Free will as an open scientific problem
Cambridge, 2010
Abstract
The metaphysical problem of free will reduces to a specific, empirical question regarding the causal histories of neural events, particularly during “torn decisions” where an agent’s reasons for multiple options are balanced. Philosophical debates concerning compatibilism and conceptual analysis are largely irrelevant to determining whether human beings actually possess free will, as these inquiries address semantic usage rather than the underlying physical reality of human decision-making. If certain decisions are undetermined at the moment of choice—a condition termed TDW-indeterminism—then agents possess a freedom-enhancing variety of authorship and control consistent with libertarianism. This specific form of indeterminism requires that the outcome of a decision is not causally necessitated by prior events, yet the process remains appropriately non-random because it constitutes an intentional act of the agent. Current evidence from quantum mechanics and neuroscience is insufficient to confirm or refute the existence of such indeterminacies in the human brain. Neither a priori reasoning nor existing empirical data justifies a commitment to either determinism or indeterminism at the neural level.
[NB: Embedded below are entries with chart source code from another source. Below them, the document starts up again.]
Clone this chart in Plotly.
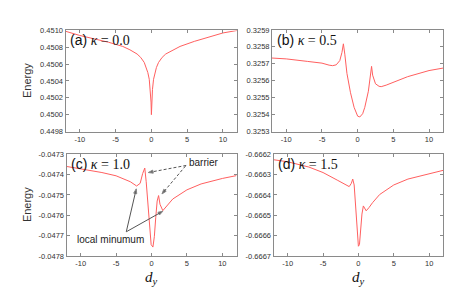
import plotly.graph_objects as go

W, H = 464, 295

# ---------------- data ----------------
xa = [-12, -10, -8, -6, -4, -3, -2, -1.5, -1, -0.7, -0.5, -0.3, -0.15, -0.05, 0,
      0.05, 0.15, 0.3, 0.5, 0.7, 1, 1.5, 2, 3, 4, 6, 8, 10, 12]
ya = [0.45099, 0.45094, 0.45090, 0.45086, 0.45081, 0.45077, 0.45072, 0.45068, 0.45062,
      0.45056, 0.45050, 0.45042, 0.45030, 0.45015, 0.45000,
      0.45015, 0.45030, 0.45042, 0.45050, 0.45056, 0.45062, 0.45068, 0.45072, 0.45077,
      0.45081, 0.45087, 0.45092, 0.45097, 0.45100]

xb = [-12, -10, -7, -5, -4, -3.5, -3, -2.5, -2.2, -2, -1.8, -1.5, -1, -0.5, 0, 0.3, 0.7,
      1, 1.5, 1.8, 1.95, 2.1, 2.5, 3, 3.3, 4, 5, 7, 10, 12]
yb = [0.325734, 0.325729, 0.325714, 0.325704, 0.325692, 0.325689, 0.325694, 0.325719,
      0.325767, 0.325818, 0.325757, 0.325643, 0.325529, 0.325443, 0.325391, 0.325386,
      0.325405, 0.325443, 0.325538, 0.325633, 0.325685, 0.325633, 0.325582, 0.325567,
      0.325565, 0.325574, 0.325590, 0.325624, 0.325660, 0.325675]

xc = [-12, -10, -7, -5, -3, -2.1, -1.6, -1.25, -0.95, -0.75, -0.45, -0.25, -0.05, 0.2, 0.4,
      0.6, 0.8, 1.0, 1.2, 1.6, 2.2, 3, 5, 7, 10, 12]
yc = [-0.047360, -0.047371, -0.047390, -0.047406, -0.047435, -0.047456, -0.047443,
      -0.047395, -0.047368, -0.047435, -0.047562, -0.047673, -0.047744, -0.047756,
      -0.047705, -0.047610, -0.047530, -0.047503, -0.047546, -0.047577, -0.047554,
      -0.047520, -0.047475, -0.047446, -0.047419, -0.047405]

xd = [-12, -10, -7, -5, -3, -2, -1.3, -1, -0.8, -0.6, -0.4, -0.2, 0, 0.15, 0.3, 0.5,
      0.7, 0.9, 1.1, 1.5, 2, 3, 5, 7, 10, 12]
yd = [-0.666227, -0.666237, -0.666263, -0.666290, -0.666327, -0.666348, -0.666359,
      -0.666343, -0.666322, -0.666351, -0.666462, -0.666573, -0.666652, -0.666644,
      -0.666573, -0.666494, -0.666454, -0.666470, -0.666478, -0.666462, -0.666438,
      -0.666398, -0.666351, -0.666322, -0.666295, -0.666279]

x_ticks = [-10, -5, 0, 5, 10]
x_tick_text = ["-10", "-5", "0", "5", "10"]

ya_ticks = [0.4498, 0.4500, 0.4502, 0.4504, 0.4506, 0.4508, 0.4510]
yb_ticks = [0.3253, 0.3254, 0.3255, 0.3256, 0.3257, 0.3258, 0.3259]
yc_ticks = [-0.0478, -0.0477, -0.0476, -0.0475, -0.0474, -0.0473]
yd_ticks = [-0.6667, -0.6666, -0.6665, -0.6664, -0.6663, -0.6662]

panel_labels = ["(a)", "(b)", "(c)", "(d)"]
kappas = ["0.0", "0.5", "1.0", "1.5"]

# annotation anchor points in panel (c) data units
barrier_text = (5.0, -0.047339)
barrier_from = [(4.9, -0.047355), (4.8, -0.047358)]
barrier_to = [(-0.45, -0.047390), (1.48, -0.047495)]
localmin_text = (-10.76, -0.047717)
localmin_from = (-3.56, -0.047681)
localmin_to = [(-2.15, -0.047470), (1.6, -0.047580)]

# ---------------- layout helpers ----------------
def px_dom_x(l, r):
    return [l / W, r / W]

def px_dom_y(t, b):
    return [1 - b / H, 1 - t / H]

panels = [
    dict(x=px_dom_x(57.5, 229.3), y=px_dom_y(19.0, 123.3), yr=[0.4498, 0.4510], yt=ya_ticks, xs=xa, ys=ya),
    dict(x=px_dom_x(264.0, 435.3), y=px_dom_y(18.5, 123.3), yr=[0.3253, 0.3259], yt=yb_ticks, xs=xb, ys=yb),
    dict(x=px_dom_x(58.5, 228.5), y=px_dom_y(146.7, 251.7), yr=[-0.0478, -0.0473], yt=yc_ticks, xs=xc, ys=yc),
    dict(x=px_dom_x(265.5, 435.3), y=px_dom_y(146.7, 251.7), yr=[-0.6667, -0.6662], yt=yd_ticks, xs=xd, ys=yd),
]

SANS = "Liberation Sans, Arial, sans-serif"
SERIF = "Liberation Serif, DejaVu Serif, serif"
AX_COL = "#8a8a8a"
TXT_COL = "#333333"

fig = go.Figure()
layout = dict(
    width=W, height=H, margin=dict(l=0, r=0, t=0, b=0),
    paper_bgcolor="white", plot_bgcolor="white", showlegend=False,
    font=dict(family=SANS, size=8, color=TXT_COL),
)
annotations = []

for i, p in enumerate(panels):
    n = "" if i == 0 else str(i + 1)
    xa_name, ya_name = "xaxis" + n, "yaxis" + n
    xr, yr_ = "x" + n, "y" + n
    fig.add_trace(go.Scatter(x=p["xs"], y=p["ys"], mode="lines",
                             line=dict(color="#ff5f5f", width=1),
                             xaxis=xr, yaxis=yr_, hoverinfo="skip"))
    common = dict(showline=True, linecolor=AX_COL, linewidth=1, mirror="ticks",
                  ticks="inside", ticklen=3, tickcolor=AX_COL, showgrid=False,
                  zeroline=False, tickfont=dict(family=SANS, size=7.5, color=TXT_COL))
    layout[xa_name] = dict(domain=p["x"], range=[-12, 12], anchor=yr_,
                           tickvals=x_ticks, ticktext=x_tick_text, **common)
    layout[ya_name] = dict(domain=p["y"], range=p["yr"], anchor=xr,
                           tickvals=p["yt"], ticktext=["%.4f" % v for v in p["yt"]], **common)
    annotations.append(dict(
        xref=xr + " domain", yref=yr_ + " domain", x=0.015, y=1.0,
        xanchor="left", yanchor="top", showarrow=False,
        text=panel_labels[i] + "<span style=\"font-family:" + SERIF + "\"> <i>κ</i> = " + kappas[i] + "</span>",
        font=dict(family=SANS, size=14, color="#111111")))

# Energy labels
for yy in [(19 + 123.3) / 2, (146.7 + 251.7) / 2]:
    annotations.append(dict(xref="paper", yref="paper", x=19 / W, y=1 - yy / H,
                            xanchor="center", yanchor="middle",
                            text="Energy", textangle=-90, showarrow=False,
                            font=dict(family=SANS, size=11, color=TXT_COL)))
# d_y labels
for cx in [(58.5 + 228.5) / 2, (265.5 + 435.3) / 2]:
    annotations.append(dict(xref="paper", yref="paper", x=cx / W, y=1 - 274 / H,
                            xanchor="center", yanchor="middle",
                            text="<i>d</i><sub><i>y</i></sub>", showarrow=False,
                            font=dict(family=SERIF, size=15, color="#111111")))

# panel (c) annotations
annotations.append(dict(xref="x3", yref="y3", x=barrier_text[0], y=barrier_text[1],
                        xanchor="left", yanchor="middle", text="barrier", showarrow=False,
                        font=dict(family=SANS, size=10, color="#222222")))
annotations.append(dict(xref="x3", yref="y3", x=localmin_text[0], y=localmin_text[1],
                        xanchor="left", yanchor="middle", text="local minumum", showarrow=False,
                        font=dict(family=SANS, size=10, color="#222222")))

for f, t in zip(barrier_from, barrier_to):
    fig.add_trace(go.Scatter(x=[f[0], t[0]], y=[f[1], t[1]], mode="lines+markers",
                             line=dict(color="#555555", width=1, dash="3px,2px"),
                             marker=dict(symbol="arrow", size=[0, 5], angleref="previous",
                                         color="#222222"),
                             xaxis="x3", yaxis="y3", hoverinfo="skip"))
for t in localmin_to:
    fig.add_trace(go.Scatter(x=[localmin_from[0], t[0]], y=[localmin_from[1], t[1]],
                             mode="lines+markers",
                             line=dict(color="#555555", width=1),
                             marker=dict(symbol="arrow", size=[0, 5], angleref="previous",
                                         color="#222222"),
                             xaxis="x3", yaxis="y3", hoverinfo="skip"))

layout["annotations"] = annotations
fig.update_layout(**layout)
fig.write_html("out.html")
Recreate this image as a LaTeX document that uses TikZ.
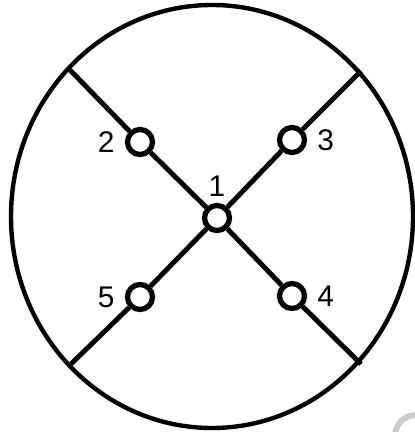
\documentclass[tikz,border=0pt]{standalone}
\usepackage{fontspec}
\setmainfont{Liberation Sans}
\usetikzlibrary{positioning}

\begin{document}
\begin{tikzpicture}[
  x=0.02cm, y=-0.02cm,
  port/.style={draw, circle, fill=white, line width=3pt, minimum size=0.5cm, inner sep=0pt},
  wire/.style={line width=2.8pt},
  rim/.style={line width=2.5pt},
  num/.style={font=\fontsize{17}{20}\selectfont, inner sep=0pt},
  every label/.style={num},
  label distance=0.2cm
]
\useasboundingbox (0,0) rectangle (414,432);
\draw[rim] (212,216.5) ellipse [x radius=201, y radius=211.5];
\draw[gray!40, line width=3.4pt] (416,436) circle [radius=21];
% ends of the cross on the rim
\coordinate (ul) at (70,70);
\coordinate (ur) at (361,71);
\coordinate (ll) at (71,364);
\coordinate (lr) at (361,364);
\node[port, label={[label distance=0.12cm]above:1}] (hub) at (217,218) {};
\node[port, label={left:2}] (p2) at (140,142) {};
\node[port, label={right:3}] (p3) at (292,140) {};
\node[port, label={right:4}] (p4) at (292,296) {};
\node[port, label={left:5}] (p5) at (140,297) {};
\foreach \a/\b in {ul/p2, p2/hub, hub/p4, p4/lr, ur/p3, p3/hub, hub/p5, p5/ll} \draw[wire] (\a) -- (\b);
\end{tikzpicture}
\end{document}
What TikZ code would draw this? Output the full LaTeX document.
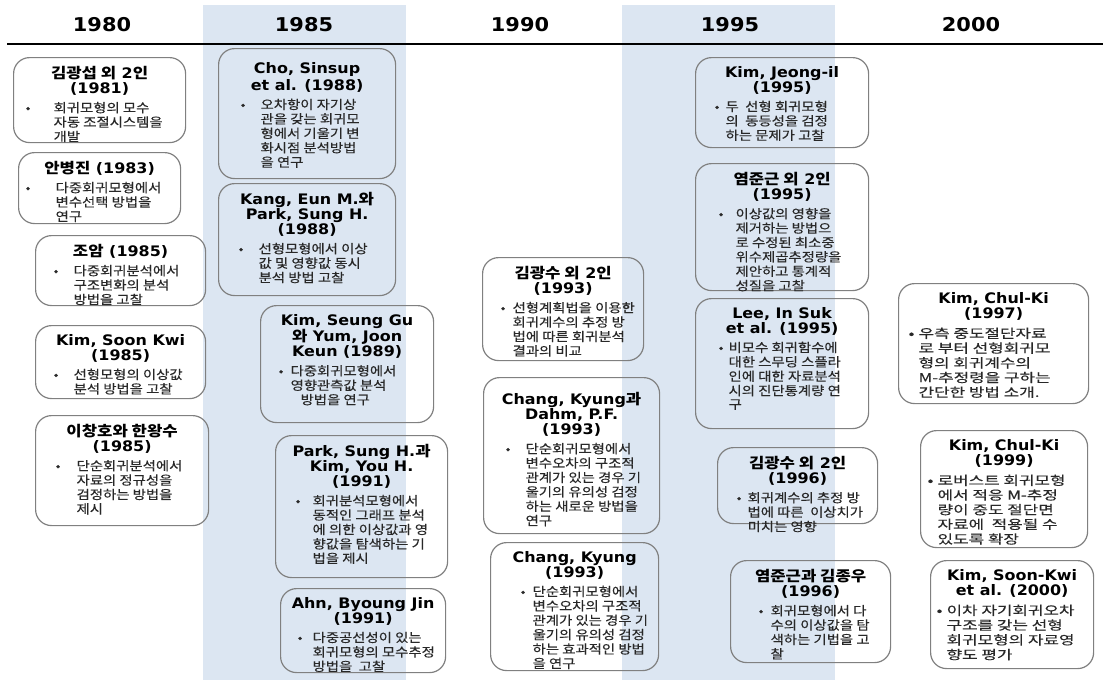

Consequently, the existence of libertarian free will is a wide-open scientific problem, and the metaphysical status of agency remains contingent upon future empirical discoveries in neural dynamics and the physical laws governing brain activity. – AI-generated abstract.
Quotes from this work
Whenever you’re trying to discover something about the nature of the world, you can always proceed straight to the point at hand, without having to determine the meaning of some folk expression, by simply introducing some theoretical terms and defining them by stipulation. Thus, for example, if you just want to know what the solar system is like, you can forget about folk terms like ‘planet’ and introduce some new terms with clearly defined meanings. And if you just want to know what human decision-making processes are like, you can simply use terms of art like ‘Humean freedom’ and ‘L-freedom’ and so on and proceed straight to the point at hand, trying to determine which of the various kinds of freedom (or “freedom”) human beings actually possess without first determining the ordinary-language meaning of the folk term ‘free will’. And if you’re in a situation where you already know all the relevant metaphysical facts but don’t know what some folk term means, then you can describe the metaphysical facts using technical terms with stipulated definitions, and so your lack of knowledge of the meaning of the folk term shouldn’t be treated as a genuine ignorance of (nonsemantic) metaphysical facts.